I’m currently dealing with an undesirably high memory overhead in the context of Deep Reinforcement Learning and TransformerXL.

Selecting indices from a tensor creates a new tensor and hence allocates more memory.
Indices are heavily redundant in my case. What are alternative ideas to reduce memory overhead? More context can be found below.

Example Code

import torch

# Print CUDA memory usage: 991.75 MB
mem = torch.cuda.mem_get_info(device=None)
print("0 mem usage: {} MB".format((mem[1] - mem[0]) / 1024 / 1024))

# Build episode tensor
num_episodes = 120
num_blocks = 4
dim = 512
max_episode_steps = 1024
episodes = torch.randn((num_episodes, max_episode_steps, num_blocks, dim))

# Setup episode indices per batch item
batch_size = 512
episode_indices = torch.randint(0, num_episodes, (batch_size,))

# Print CUDA memory usage: 1955.75 MB
mem = torch.cuda.mem_get_info(device=None)
print("1 mem usage: {} MB".format((mem[1] - mem[0]) / 1024 / 1024))

# Select episodes
# Indexing a tensor (NOT slicing) creates a new tensor
episodes = episodes[episode_indices]
# equivalent to:
# episodes = torch.index_select(episodes, 0, episode_indices)
print(episodes.untyped_storage().data_ptr()) # new pointer!

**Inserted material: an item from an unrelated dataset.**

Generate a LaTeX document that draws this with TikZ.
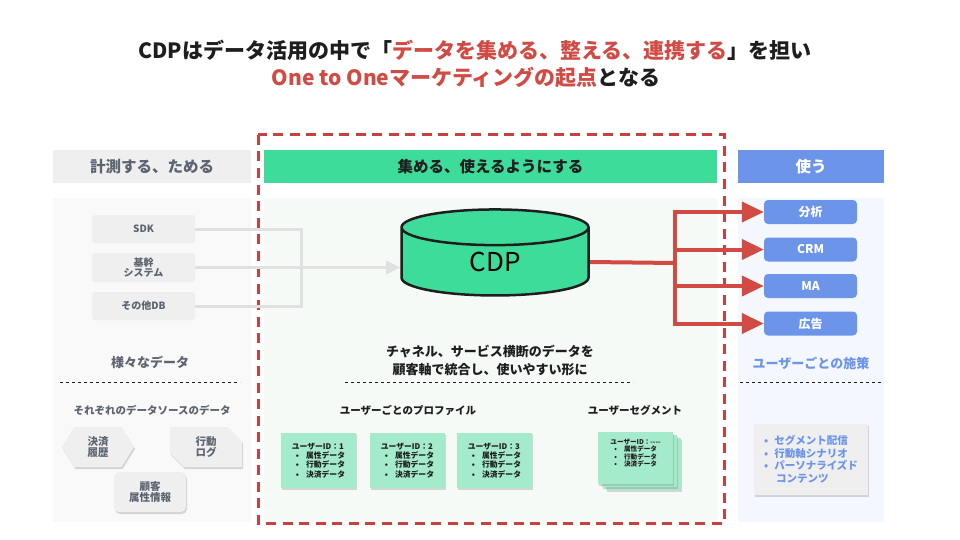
\documentclass[tikz,border=0pt]{standalone}
\usepackage{fontspec}
\setmainfont{Noto Sans CJK JP}
\usetikzlibrary{arrows.meta,positioning,shapes.geometric,shapes.misc,shapes.symbols,shadows}
\definecolor{ink}{HTML}{1E1E1E}
\definecolor{accent}{HTML}{D14A43}
\definecolor{frame}{HTML}{C9403E}
\definecolor{cdpgreen}{HTML}{3DDC9B}
\definecolor{mint}{HTML}{A3EBCB}
\definecolor{useblue}{HTML}{6C94E9}
\definecolor{greytxt}{HTML}{5D6470}
\definecolor{greybox}{HTML}{EFEFEF}
\definecolor{greybg}{HTML}{F9F9F9}
\definecolor{greenbg}{HTML}{F5FAF7}
\definecolor{bluebg}{HTML}{F4F8FE}
\definecolor{linegrey}{HTML}{E0E0E0}
\newcommand\fs[1]{\fontsize{#1}{#1}\selectfont}

\begin{document}
\begin{tikzpicture}[x=1pt,y=-1pt,
  hdr/.style={minimum height=33pt,inner sep=0pt,font=\fs{15.5}\bfseries},
  src/.style={rounded corners=3pt,fill=greybox,text=greytxt,minimum width=103pt,
              align=center,inner sep=0pt,font=\fs{10}\bfseries},
  kind/.style={fill=greybox,text=greytxt,minimum width=72pt,minimum height=40pt,
               align=center,inner sep=0pt,font=\fs{10.5}\bfseries,
               drop shadow={opacity=0.3,shadow xshift=1pt,shadow yshift=-2pt}},
  card/.style={fill=mint,text=ink,minimum width=75pt,minimum height=55pt,align=left,
               inner sep=0pt,font=\fs{7.8}\bfseries,
               drop shadow={opacity=0.3,shadow xshift=1pt,shadow yshift=-2pt}},
  use/.style={rounded corners=4pt,fill=useblue,text=white,minimum width=93pt,
              minimum height=24pt,inner sep=0pt,font=\fs{12}\bfseries},
  srcline/.style={draw=linegrey,line width=3pt},
  redline/.style={draw=accent,line width=4pt},
  sep/.style={draw=ink,dash pattern=on 3pt off 3pt,line width=0.8pt}]
\useasboundingbox (0,0) rectangle (960,540);

% title
\node[font=\fs{21}\bfseries,text=ink] (t1) at (475,50)
  {CDPはデータ活用の中で「\textcolor{accent}{データを集める、整える、連携する}」を担い};
\node[font=\fs{21}\bfseries,text=ink] (t2) at (466,77)
  {\textcolor{accent}{One to Oneマーケティングの起点}となる};

% columns
\fill[greybg] (53,198) rectangle (251,522);
\fill[greenbg] (264,198) rectangle (717,522);
\fill[bluebg] (738,198) rectangle (884,522);
\draw[frame,line width=3pt,dash pattern=on 10pt off 6.5pt] (258,135) rectangle (724,523);

\node[hdr,fill=greybox,text=greytxt,minimum width=198pt] (lhd) at (152,166.5) {計測する、ためる};
\node[hdr,fill=cdpgreen,text=ink,minimum width=453pt] (mhd) at (490.5,166.5) {集める、使えるようにする};
\node[hdr,fill=useblue,text=white,minimum width=146pt] (rhd) at (811,166.5) {使う};

% sources
\node[src,minimum height=28pt] (sdk) at (143.5,229) {SDK};
\node[src,minimum height=29pt] (kik) at (143.5,267.5) {基幹\\システム};
\node[src,minimum height=28pt] (oth) at (143.5,306) {その他DB};

\node[font=\fs{13}\bfseries,text=greytxt] (var) at (150,362) {様々なデータ};
\draw[sep] (60,382) -- (240,382);
\node[font=\fs{10.5}\bfseries,text=greytxt] (each) at (152,410) {それぞれのデータソースのデータ};
\node[kind,signal,signal to=west and east,signal pointer angle=116] (pay) at (98,447) {決済\\履歴};
\node[kind,chamfered rectangle,chamfered rectangle corners={north east,south west},
      chamfered rectangle xsep=7pt,chamfered rectangle ysep=7pt] (act) at (206,447) {行動\\ログ};
\node[kind,rounded corners=5pt] (cus) at (150,492) {顧客\\属性情報};

% cdp
\node[cylinder,shape border rotate=90,aspect=0.7,draw=ink,line width=2.5pt,fill=cdpgreen,
      minimum width=187pt,minimum height=86pt,inner sep=0pt,font=\fs{26}] (cdp) at (495,262)
  {\raisebox{-9pt}{CDP}};

\coordinate (jn) at (301,267.5);
\draw[srcline] (sdk.east) -| (jn);
\draw[srcline] (oth.east) -| (jn);
\draw[srcline,-{Triangle[length=14pt,width=13pt]}] (kik.east) -- (kik.east -| cdp.west);

\node[font=\fs{13}\bfseries,text=ink,align=center] (msg) at (490,360)
  {チャネル、サービス横断のデータを\\[5pt]顧客軸で統合し、使いやすい形に};
\draw[sep] (345,382) -- (633,382);
\node[font=\fs{10.5}\bfseries,text=ink] (prof) at (408,410) {ユーザーごとのプロファイル};
\node[font=\fs{10.5}\bfseries,text=ink] (segt) at (635,410) {ユーザーセグメント};

\foreach \x/\n in {318.5/1,407.5/2,494.5/3}
  \node[card] (p\n) at (\x,460.5)
    {ユーザーID：\n\\[1.5pt]\hspace*{4pt}•\hspace{7pt}属性データ\\[1.5pt]
     \hspace*{4pt}•\hspace{7pt}行動データ\\[1.5pt]\hspace*{4pt}•\hspace{7pt}決済データ};

\node[card,minimum height=52pt] (s3) at (643.5,464) {};
\node[card,minimum height=52pt] (s2) at (639.5,461) {};
\node[card,minimum height=52pt,font=\fs{6.6}\bfseries] (s1) at (635.5,458)
  {ユーザーID：{-}{-}{-}{-}\\[0.6pt]\hspace*{4pt}•\hspace{7pt}属性データ\\[0.6pt]
   \hspace*{4pt}•\hspace{7pt}行動データ\\[0.6pt]\hspace*{4pt}•\hspace{7pt}決済データ\\[4pt]\mbox{}};

% use
\node[use] (ana) at (810.5,212) {分析};
\node[use] (crm) at (810.5,249.5) {CRM};
\node[use] (ma)  at (810.5,286) {MA};
\node[use] (ad)  at (810.5,323.5) {広告};

\coordinate (fork) at (675,263);
\draw[redline] (cdp.east) -- (fork);
\foreach \b in {ana,crm,ma,ad}
  \draw[redline,-{Triangle[length=22pt,width=20pt]}] (fork) |- (\b.west);

\node[font=\fs{13}\bfseries,text=useblue] (per) at (811,363) {ユーザーごとの施策};
\draw[sep] (740,382) -- (882,382);
\node[fill=greybox,text=useblue,minimum width=114pt,minimum height=71pt,align=left,
      inner sep=0pt,font=\fs{10.5}\bfseries,
      drop shadow={opacity=0.3,shadow xshift=1pt,shadow yshift=-2pt}] (act2) at (811,459.5)
  {•\hspace{6pt}セグメント配信\\[2pt]•\hspace{6pt}行動軸シナリオ\\[2pt]
   •\hspace{6pt}パーソナライズド\\[2pt]\hspace*{12pt}コンテンツ};
\end{tikzpicture}
\end{document}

# Print CUDA memory usage: 6061.75 MB
mem = torch.cuda.mem_get_info(device=None)
print("2 mem usage: {} MB".format((mem[1] - mem[0]) / 1024 / 1024))

Deep Reinforcement Learning + TransformerXL Use-Case

I added an episodic TransformerXL memory to Proximal Policy Optimization. The episodic memory stores previous inputs (activations) of TransformerXL blocks of shape (num episodes, max episode steps, num blocks, block dim). During optimization, every batch item needs its suitable episodic memory as it was presented at its particular timestep. To achieve this, I store indices for every timestep indicating which episodic memory to use. Those indices are used to select the episode memories for mini batch optimization. This causes a severe memory overhead because indexing a tensor creates a new tensor.

My only idea so far is to collect and sample the episode memories on CPU. Another step is to extract sliding memory windows. Once these steps are completed, I could send the result to the GPU for optimization. This I/O should cost 1-2 seconds per optimization cycle. In my current experiments, this could cost me 16 hours per run.

Because of this very dynamic reinforcement learning system, I cannot tell how many episode memories are sampled before optimization. The batch size is fixed. Padding is also an issue as I rely on max episode steps. The episode memory data is highly redundant.